Frenkel owned a French-language bookshop in Berlin which was central to the cultural life of the city well into the 1930s when she was forced to flee after a Nazi raid. She spent the war hiding in Vichy France and made a final desperate and successful attempt to reach neutral Switzerland, where this memoir was eventually published in 1945. It was rediscovered in an attic in 2010 and published again in 2015. This is the first English-language edition.
Stephanie Smee is the translator of this book and talks to Dr Ludmila Stern.
Tickets: $15 / $10 (Pensioner & Under 30s)
Stephanie left a career in the law to pursue her passion for languages. After working for a number of years as a legal translator from French to English, she turned to literary translation and has been loving every moment.
Simon & Schuster (Aust.) has published six of her translations of the Countess de Ségur’s 19th century French children’s books, including the beloved Sophie’s Misfortunes and the tale of everybody’s favourite mischievous donkey, Monsieur Cadichon.
Stephanie is also the co-translator, with her Swedish mother, Ann-Margrete, of Gösta Knutsson’s iconic Swedish children’s classics, The Adventures of Pelle No-Tail, published in 2017 by Piccolo Nero.
In 2016, her translation of Jules Verne’s Mikhail Strogoff was published, the first new English translation of this classic French historical adventure in over a century.
Her most recent translation of Françoise Frenkel’s memoir No Place to Lay One’s Head was published by Vintage Press in May, 2017.

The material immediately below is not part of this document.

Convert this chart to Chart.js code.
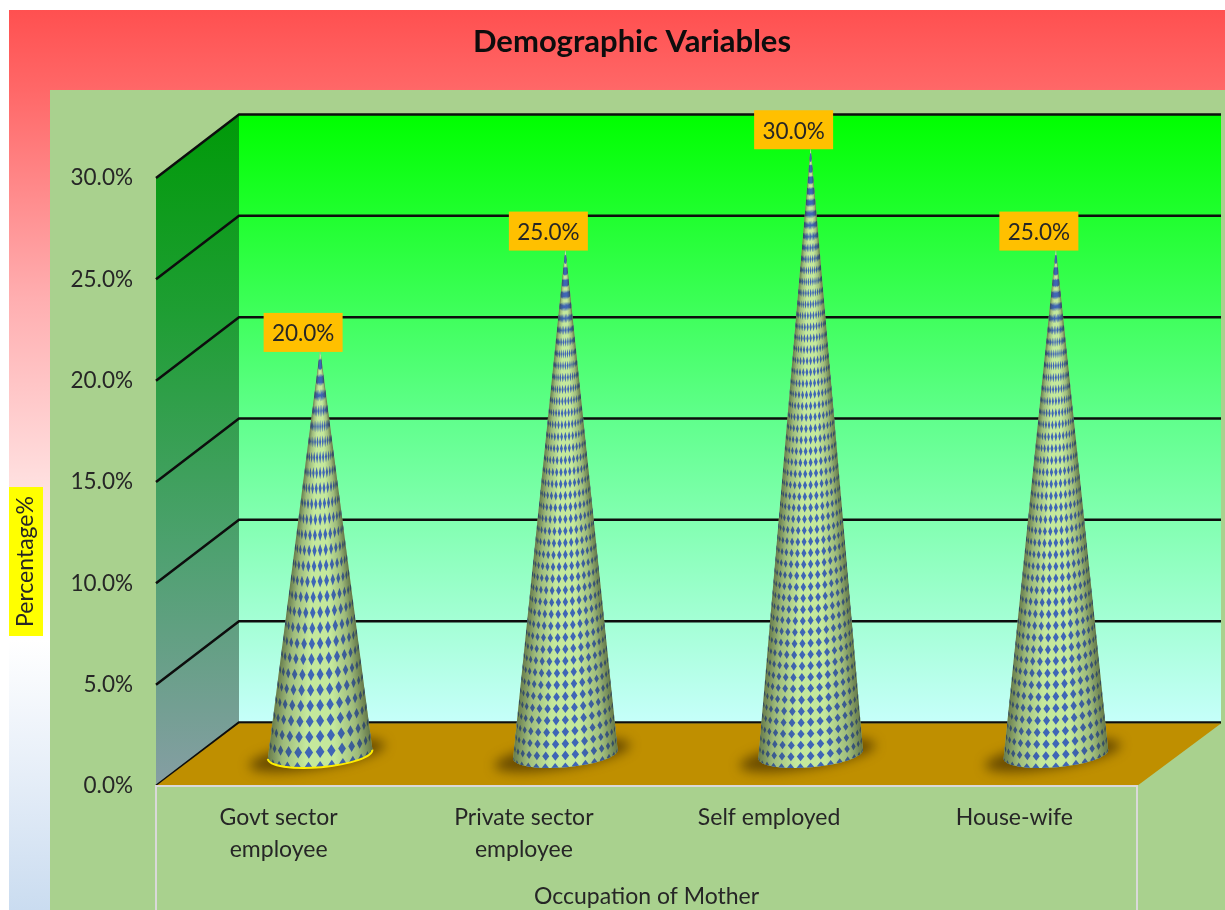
<!DOCTYPE html>
<html>
<head>
<meta charset="utf-8">
<title>Demographic Variables</title>
<script src="https://cdn.jsdelivr.net/npm/chart.js@4"></script>
<style>
    html, body { margin: 0; padding: 0; background: #ffffff; }
    canvas { display: block; }
</style>
</head>
<body>
<canvas id="demoChart" width="1225" height="910"></canvas>
<script>
// --- Data ---
const categories = [['Govt sector', 'employee'], ['Private sector', 'employee'], 'Self employed', 'House-wife'];
const percentages = [20, 25, 30, 25];
const chartTitle = 'Demographic Variables';
const xAxisTitle = 'Occupation of Mother';
const yAxisTitle = 'Percentage%';

// --- Look of the 3D box ---
const FONT = 'Lato, Carlito, sans-serif';
const TEXT_COLOR = '#262626';
const DEPTH_X = 83;   // how far the back wall sits to the right of the front
const DEPTH_Y = 63.5; // and how far up
const CONE_ROW_PITCH = [15, 11.5, 11, 11.5];
const CONE_COLUMNS = [14, 16, 16, 16];

function drawBackground(chart) {
    const ctx = chart.ctx;
    const sky = ctx.createLinearGradient(0, 10, 0, 910);
    sky.addColorStop(0, '#ff5050');
    sky.addColorStop(0.09, '#ff6868');
    sky.addColorStop(0.32, '#ffaeb0');
    sky.addColorStop(0.52, '#ffdede');
    sky.addColorStop(0.7, '#ffffff');
    sky.addColorStop(0.85, '#e6eef8');
    sky.addColorStop(1, '#cadcf0');
    ctx.fillStyle = sky;
    ctx.fillRect(9, 10, 1216, 900);
    ctx.fillStyle = '#a9d18e';
    ctx.fillRect(50, 90, 1175, 820);

    // axis title with its yellow box
    ctx.fillStyle = '#ffff00';
    ctx.fillRect(9, 487, 34, 149);
    ctx.save();
    ctx.translate(26, 561.5);
    ctx.rotate(-Math.PI / 2);
    ctx.font = '23px ' + FONT;
    ctx.fillStyle = TEXT_COLOR;
    ctx.textAlign = 'center';
    ctx.textBaseline = 'middle';
    ctx.fillText(yAxisTitle, 0, 0);
    ctx.restore();
}

function drawBox(chart) {
    const ctx = chart.ctx;
    const area = chart.chartArea;
    const yScale = chart.scales.y;
    const top = yScale.getPixelForValue(yScale.max);
    const zero = yScale.getPixelForValue(0);

    // back wall
    const wall = ctx.createLinearGradient(0, top - DEPTH_Y, 0, zero - DEPTH_Y);
    wall.addColorStop(0, '#00ff00');
    wall.addColorStop(0.5, '#60ff8c');
    wall.addColorStop(1, '#c6fffa');
    ctx.fillStyle = wall;
    ctx.fillRect(area.left + DEPTH_X, top - DEPTH_Y, area.width + 1, zero - top);

    // side wall
    const side = ctx.createLinearGradient(0, top - DEPTH_Y, 0, zero);
    side.addColorStop(0, '#009a08');
    side.addColorStop(0.3, '#1f9e34');
    side.addColorStop(0.65, '#4ea170');
    side.addColorStop(1, '#869ea4');
    ctx.fillStyle = side;
    ctx.beginPath();
    ctx.moveTo(area.left, top);
    ctx.lineTo(area.left + DEPTH_X, top - DEPTH_Y);
    ctx.lineTo(area.left + DEPTH_X, zero - DEPTH_Y);
    ctx.lineTo(area.left, zero);
    ctx.closePath();
    ctx.fill();

    // gridlines run along the side wall and then across the back
    ctx.strokeStyle = '#0d0d0d';
    ctx.lineWidth = 2.5;
    yScale.ticks.forEach(function(tick) {
        const y = yScale.getPixelForValue(tick.value);
        ctx.beginPath();
        ctx.moveTo(area.left, y);
        ctx.lineTo(area.left + DEPTH_X, y - DEPTH_Y);
        ctx.lineTo(area.right + DEPTH_X + 1, y - DEPTH_Y);
        ctx.stroke();
    });

    // floor
    ctx.fillStyle = '#bf8f00';
    ctx.beginPath();
    ctx.moveTo(area.left, zero);
    ctx.lineTo(area.left + DEPTH_X, zero - DEPTH_Y + 1);
    ctx.lineTo(area.right + DEPTH_X + 1, zero - DEPTH_Y + 1);
    ctx.lineTo(area.right, zero);
    ctx.closePath();
    ctx.fill();

    // light frame round the axis labels
    ctx.strokeStyle = '#d9d9d9';
    ctx.lineWidth = 2;
    ctx.beginPath();
    ctx.moveTo(area.left, 910);
    ctx.lineTo(area.left, zero);
    ctx.lineTo(area.right, zero);
    ctx.lineTo(area.right, 910);
    ctx.stroke();
}

// One cone, standing in the middle of the box depth
function drawCone(ctx, bar, index) {
    const cx = bar.x + DEPTH_X / 2;
    const apexY = bar.y - DEPTH_Y / 2;
    const baseY = bar.base - DEPTH_Y / 2;
    const rx = bar.width / 2;
    const ry = 13;
    const tilt = -5 * Math.PI / 180;
    const height = baseY - apexY;

    // soft shadow on the floor
    ctx.save();
    ctx.filter = 'blur(6px)';
    ctx.fillStyle = 'rgba(70, 48, 0, 0.72)';
    ctx.beginPath();
    ctx.ellipse(cx - 3, baseY + 1, rx + 16, ry, -9 * Math.PI / 180, 0, Math.PI * 2);
    ctx.fill();
    ctx.restore();

    // silhouette
    ctx.save();
    ctx.beginPath();
    ctx.moveTo(cx, apexY);
    ctx.ellipse(cx, baseY, rx, ry, tilt, Math.PI, 0, true);
    ctx.closePath();
    ctx.clip();
    ctx.fillStyle = '#c4e89c';
    ctx.fillRect(cx - rx - 2, apexY, rx * 2 + 4, height + ry + 12);

    // diamonds wrapped round the surface, all in one slightly soft path
    const pitch = CONE_ROW_PITCH[index];
    const columns = CONE_COLUMNS[index];
    const rows = Math.round(height / pitch);
    const step = Math.PI / columns;
    ctx.save();
    ctx.filter = 'blur(0.5px)';
    ctx.fillStyle = '#3f66b6';
    ctx.beginPath();
    for (let row = 0; row <= rows; row++) {
        const t = 1 - row / rows;
        const r = rx * t;
        const rowY = apexY + height * t;
        for (let col = 0; col <= columns; col++) {
            const angle = -Math.PI / 2 + col * step;
            const x = cx + r * Math.sin(angle);
            const y = rowY + ry * t * Math.cos(angle) + Math.sin(angle) * r * Math.tan(tilt);
            const halfW = Math.max(r * Math.cos(angle) * step * 0.38, 0.7);
            const halfH = pitch * 0.42 * (0.55 + 0.45 * Math.cos(angle));
            ctx.moveTo(x - halfW, y);
            ctx.lineTo(x, y - halfH);
            ctx.lineTo(x + halfW, y);
            ctx.lineTo(x, y + halfH);
            ctx.closePath();
        }
    }
    ctx.fill();
    ctx.restore();

    // round shading, one pixel row at a time so it follows the taper
    for (let y = Math.floor(apexY); y < baseY + ry + 10; y++) {
        const r = Math.max(rx * Math.min((y - apexY) / height, 1), 1);
        const shade = ctx.createLinearGradient(cx - r, 0, cx + r, 0);
        shade.addColorStop(0, 'rgba(45, 55, 25, 0.62)');
        shade.addColorStop(0.14, 'rgba(45, 55, 25, 0.25)');
        shade.addColorStop(0.36, 'rgba(45, 55, 25, 0)');
        shade.addColorStop(0.64, 'rgba(45, 55, 25, 0)');
        shade.addColorStop(0.86, 'rgba(45, 55, 25, 0.25)');
        shade.addColorStop(1, 'rgba(45, 55, 25, 0.62)');
        ctx.fillStyle = shade;
        ctx.fillRect(cx - r - 1, y, r * 2 + 2, 1);
    }
    ctx.restore();

    // the first cone is outlined along its foot in the original
    if (index === 0) {
        ctx.strokeStyle = '#ffee00';
        ctx.lineWidth = 2;
        ctx.beginPath();
        ctx.ellipse(cx, baseY, rx, ry, tilt, Math.PI, 0, true);
        ctx.stroke();
    }
}

function drawValueLabel(ctx, bar, value) {
    const cx = bar.x + DEPTH_X / 2 - 17;
    const bottom = bar.y - DEPTH_Y / 2 + 3;
    ctx.fillStyle = '#ffc000';
    ctx.fillRect(cx - 39.5, bottom - 39, 79, 39);
    ctx.fillStyle = TEXT_COLOR;
    ctx.font = '22.5px ' + FONT;
    ctx.textAlign = 'center';
    ctx.textBaseline = 'middle';
    ctx.fillText(value.toFixed(1) + '%', cx, bottom - 18);
}

const boxPlugin = {
    id: 'box3d',
    afterLayout: function(chart) {
        // the title sits a little left of the plot centre
        chart.titleBlock.left = 32;
        chart.titleBlock.right = 1232;
    },
    beforeDraw: drawBackground,
    beforeDatasetsDraw: drawBox,
    afterDatasetsDraw: function(chart) {
        const ctx = chart.ctx;
        const bars = chart.getDatasetMeta(0).data;
        bars.forEach(function(bar, i) {
            drawCone(ctx, bar, i);
        });
        bars.forEach(function(bar, i) {
            drawValueLabel(ctx, bar, percentages[i]);
        });
    }
};

new Chart(document.getElementById('demoChart'), {
    type: 'bar',
    data: {
        labels: categories,
        datasets: [{
            label: yAxisTitle,
            data: percentages,
            backgroundColor: 'rgba(0, 0, 0, 0)',
            barPercentage: 0.428,
            categoryPercentage: 1
        }]
    },
    options: {
        responsive: false,
        animation: false,
        layout: { padding: { left: 0, right: 88, top: 0, bottom: 0 } },
        plugins: {
            legend: { display: false },
            tooltip: { enabled: false },
            title: {
                display: true,
                text: chartTitle,
                color: '#0d0d0d',
                font: { family: FONT, size: 31, weight: 'bold', lineHeight: 1.2 },
                padding: { top: 23, bottom: 117.8 }
            }
        },
        scales: {
            x: {
                afterFit: function(scale) { scale.height = 124; },
                grid: { display: false, drawTicks: false },
                border: { display: false },
                ticks: {
                    color: TEXT_COLOR,
                    autoSkip: false,
                    maxRotation: 0,
                    padding: 16,
                    font: { family: FONT, size: 23, lineHeight: 1.39 }
                },
                title: {
                    display: true,
                    text: xAxisTitle,
                    color: TEXT_COLOR,
                    font: { family: FONT, size: 23, lineHeight: 1.2 },
                    padding: { top: 0, bottom: 0 }
                }
            },
            y: {
                min: 0,
                max: 30,
                afterFit: function(scale) { scale.width = 156; },
                grid: { display: false, drawTicks: false },
                border: { display: false },
                ticks: {
                    stepSize: 5,
                    color: TEXT_COLOR,
                    padding: 23,
                    font: { family: FONT, size: 22.5 },
                    callback: function(value) {
                        return value.toFixed(1) + '%';
                    }
                }
            }
        }
    },
    plugins: [boxPlugin]
});
</script>
</body>
</html>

Associate Professor Ludmila Stern is the founder and the first convener of the Master of Interpreting and Translation at UNSW Sydney. She was the Head of the School of International Studies (2011-12) and a Director on the Board of the National Accreditation Authority for Translators and Interpreters (NAATI, 2010-2016).
Her research area covers interpreting in war crimes trials in domestic and international courts, such as the Australian War Crimes Prosecutions, the International Criminal Tribunal for the Former Yugoslavia and the International Criminal Court. Her current projects include From the Nuremberg Trials to the International Criminal Court: Interpreting in War Crimes Prosecutions. She is the author of articles and chapters on court interpreting in domestic and international courts.
Ludmila’s historical research examines relations between the Soviet Union and Western sympathisers, and includes articles and the monograph, Western Intellectuals and the Soviet Union, 1920-40. From Red Square to the Left Bank (Routledge: 2007).